When used in the specific Dutch context, "Rijnland" generally refers to the area around the Oude Rijn, the lower reaches of a minor branch of the Rhine river in the Netherlands. This river is referred to as "Rijn" (Rhine) in the Netherlands for historical reasons. This small, heavily-canalised and remote branch of the Rhine was, in fact, the river that the Romans used to call the Rhine and the northern limit of the Roman Empire in this area. The term "Rijnland" is itself ancient.
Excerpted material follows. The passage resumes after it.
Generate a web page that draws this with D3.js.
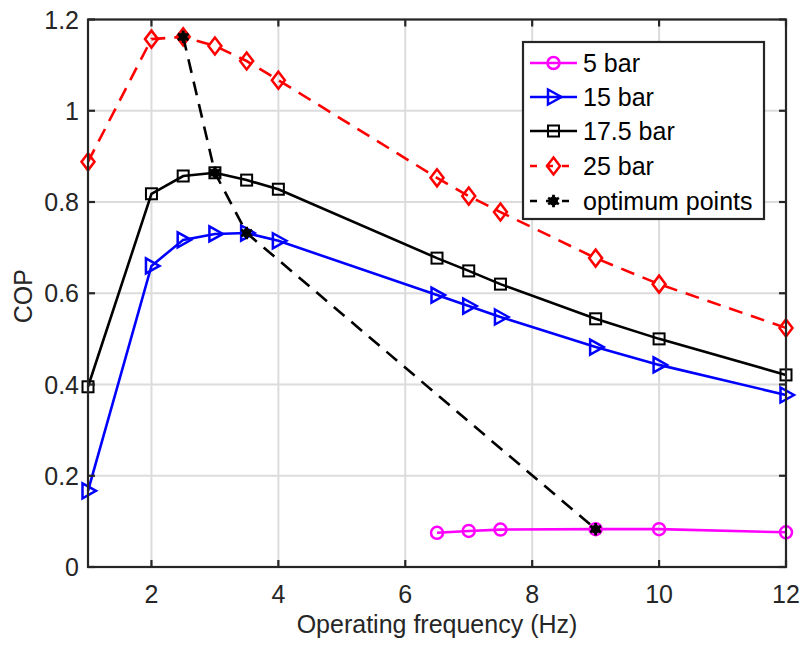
<!DOCTYPE html>
<html><head><meta charset="utf-8">
<script src="https://cdn.jsdelivr.net/npm/d3@7"></script>
<style>body{margin:0;background:#fff;} text{font-family:"Liberation Sans",Arial,sans-serif;}</style>
</head><body><svg id="c" width="803" height="646"></svg>
<script>
const freq = [1, 2, 2.5, 3, 3.5, 4, 6.5, 7, 7.5, 9, 10, 12];
const freq5 = [6.5, 7, 7.5, 9, 10, 12];
const cop5 = [0.075, 0.079, 0.082, 0.083, 0.083, 0.076];
const cop15 = [0.167, 0.660, 0.717, 0.730, 0.732, 0.715, 0.596, 0.572, 0.548, 0.482, 0.443, 0.377];
const cop175 = [0.395, 0.818, 0.857, 0.864, 0.848, 0.828, 0.677, 0.649, 0.620, 0.544, 0.500, 0.421];
const cop25 = [0.888, 1.157, 1.162, 1.142, 1.109, 1.067, 0.853, 0.813, 0.778, 0.677, 0.620, 0.524];
const optFreq = [2.5, 3, 3.5, 9];
const optCop = [1.162, 0.864, 0.732, 0.083];
const xTicks = [2, 4, 6, 8, 10, 12];
const yTicks = [0, 0.2, 0.4, 0.6, 0.8, 1, 1.2];
const seriesNames = ["5 bar", "15 bar", "17.5 bar", "25 bar", "optimum points"];

const L = 88, R = 786, T = 19.5, B = 567;
const x = d3.scaleLinear().domain([1, 12]).range([L, R]);
const y = d3.scaleLinear().domain([0, 1.2]).range([B, T]);
const svg = d3.select("#c");
const axisCol = "#262626";
const FS = 25;

// grid
const g = svg.append("g");
g.selectAll(".gx").data(xTicks).join("line")
  .attr("x1", d => x(d)).attr("x2", d => x(d)).attr("y1", T).attr("y2", B)
  .attr("stroke", "#dcdcdc").attr("stroke-width", 2);
g.selectAll(".gy").data(yTicks).join("line")
  .attr("y1", d => y(d)).attr("y2", d => y(d)).attr("x1", L).attr("x2", R)
  .attr("stroke", "#dcdcdc").attr("stroke-width", 2);

const line = d3.line().x(d => x(d[0])).y(d => y(d[1]));
const zip = (a, b) => a.map((v, i) => [v, b[i]]);

const series = [
  {xs: freq5, ys: cop5, color: "#ff00ff", dash: null, marker: "circle"},
  {xs: freq, ys: cop15, color: "#0000ff", dash: null, marker: "tri"},
  {xs: freq, ys: cop175, color: "#000000", dash: null, marker: "square"},
  {xs: freq, ys: cop25, color: "#ff0000", dash: "14,9", marker: "diamond"},
  {xs: optFreq, ys: optCop, color: "#000000", dash: "14,9", marker: "star"}
];

function drawMarker(sel, type, color) {
  if (type === "circle") {
    sel.append("circle").attr("r", 6).attr("fill", "none").attr("stroke", color).attr("stroke-width", 2.5);
  } else if (type === "tri") {
    sel.append("path").attr("d", "M-5.5,-7.5L8,0L-5.5,7.5Z").attr("fill", "none").attr("stroke", color).attr("stroke-width", 2.5);
  } else if (type === "square") {
    sel.append("rect").attr("x", -5.5).attr("y", -5.5).attr("width", 11).attr("height", 11).attr("fill", "none").attr("stroke", color).attr("stroke-width", 2);
  } else if (type === "diamond") {
    sel.append("path").attr("d", "M0,-8.5L6.5,0L0,8.5L-6.5,0Z").attr("fill", "none").attr("stroke", color).attr("stroke-width", 2.5);
  } else if (type === "star") {
    sel.append("circle").attr("r", 4.5).attr("fill", color);
    sel.append("path").attr("d", d3.symbol().type(d3.symbolAsterisk).size(110)()).attr("stroke", color).attr("stroke-width", 2.8).attr("fill", "none");
  }
}

series.forEach(s => {
  const pts = zip(s.xs, s.ys);
  svg.append("path").datum(pts).attr("d", line).attr("fill", "none")
    .attr("stroke", s.color).attr("stroke-width", 2.6).attr("stroke-dasharray", s.dash);
  const mg = svg.append("g");
  pts.forEach(p => {
    const m = mg.append("g").attr("transform", `translate(${x(p[0])},${y(p[1])})`);
    drawMarker(m, s.marker, s.color);
  });
});

// axes box
const ax = svg.append("g");
ax.append("rect").attr("x", L).attr("y", T).attr("width", R - L).attr("height", B - T)
  .attr("fill", "none").attr("stroke", axisCol).attr("stroke-width", 2.2);
const tl = 7;
xTicks.forEach(t => {
  ax.append("line").attr("x1", x(t)).attr("x2", x(t)).attr("y1", B).attr("y2", B - tl).attr("stroke", axisCol).attr("stroke-width", 2.2);
  ax.append("line").attr("x1", x(t)).attr("x2", x(t)).attr("y1", T).attr("y2", T + tl).attr("stroke", axisCol).attr("stroke-width", 2.2);
  ax.append("text").attr("x", x(t)).attr("y", 603).attr("text-anchor", "middle")
    .attr("font-size", FS).attr("fill", axisCol).text(t);
});
yTicks.forEach(t => {
  ax.append("line").attr("y1", y(t)).attr("y2", y(t)).attr("x1", L).attr("x2", L + tl).attr("stroke", axisCol).attr("stroke-width", 2.2);
  ax.append("line").attr("y1", y(t)).attr("y2", y(t)).attr("x1", R).attr("x2", R - tl).attr("stroke", axisCol).attr("stroke-width", 2.2);
  ax.append("text").attr("x", L - 9).attr("y", y(t) + 9).attr("text-anchor", "end")
    .attr("font-size", FS).attr("fill", axisCol).text(t);
});
ax.append("text").attr("x", (L + R) / 2).attr("y", 633).attr("text-anchor", "middle")
  .attr("font-size", FS).attr("fill", axisCol).text("Operating frequency (Hz)");
ax.append("text").attr("transform", `translate(32,${(T + B) / 2 + 3}) rotate(-90)`).attr("text-anchor", "middle")
  .attr("font-size", FS).attr("fill", axisCol).text("COP");

// legend
const lg = svg.append("g");
lg.append("rect").attr("x", 523).attr("y", 42).attr("width", 241).attr("height", 177)
  .attr("fill", "#fff").attr("stroke", axisCol).attr("stroke-width", 2.2);
const ly = [63, 97, 131, 166, 201];
series.forEach((s, i) => {
  lg.append("line").attr("x1", 530).attr("x2", 577).attr("y1", ly[i]).attr("y2", ly[i])
    .attr("stroke", s.color).attr("stroke-width", 2.6).attr("stroke-dasharray", s.dash ? "7,9" : null);
  const m = lg.append("g").attr("transform", `translate(553.5,${ly[i]})`);
  drawMarker(m, s.marker, s.color);
  lg.append("text").attr("x", 583).attr("y", ly[i] + 9).attr("font-size", FS).attr("fill", "#000").text(seriesNames[i]);
});
</script></body></html>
== Relationship between Rhine, Rijn and Rijnland ==

Today, when the Rhine river enters the Netherlands from Germany, most of it becomes the river Waal and is no longer called the Rhine. However, some of it flows north (through a canal) after which it splits into the Nederrijn (Lower Rhine) and the IJssel. The Nederrijn eventually becomes the Lek, but a branch of it flows through a canal to Utrecht where it is further canalised and directed west. The names for this minor waterway as it flows through the provinces of Utrecht and South Holland change, but all the names still include the name "Rijn" and it is not unusual for it to be referred to as the "Rijn". Its varying names are Kromme Rijn ("Crooked Rhine"), Leidse Rijn ("Leiden Rhine") and Oude Rijn ("Old Rhine"). The Oude Rijn ends as it flows into a sluice at Katwijk aan Zee, where its waters can be discharged into the North Sea. It is the area around the Oude Rijn that is referred to as "Rijnland".

== Usage ==

The name "Rijnland" is the name of several administrative areas, both current and historical, and it can also be used in a more vaguely defined sense:

- the area along the Oude Rijn, extending roughly from around Utrecht to Katwijk aan Zee;
- the region around Leiden;
- the jurisdiction of the Hoogheemraadschap van Rijnland (Rijnland District Water Control Board), a Dutch water board based in Leiden;
- the area covered by "Holland Rijnland", an administrative "regional collaboration" (samenwerkingsverband) of various municipalities in the Duin- en Bollenstreek and the Leiden area;
- Rijnland, a gau (gouw) that was absorbed around 900 A.D. into the County of Holland, and that was (along with Schieland and Maasland) at the heart of the medieval County of Holland.

The word "Rijnland" is also used in several historical Dutch units of measurement:

- units of length called the "Rijnlandse roede" (Rijnland rod) and "Rijnlandse voet" (Rijnland foot);
- units of surface area called the "Rijnlandse Roede" (Rijnland square rod) and the "Rijnlandse voet" (Rijnland square foot).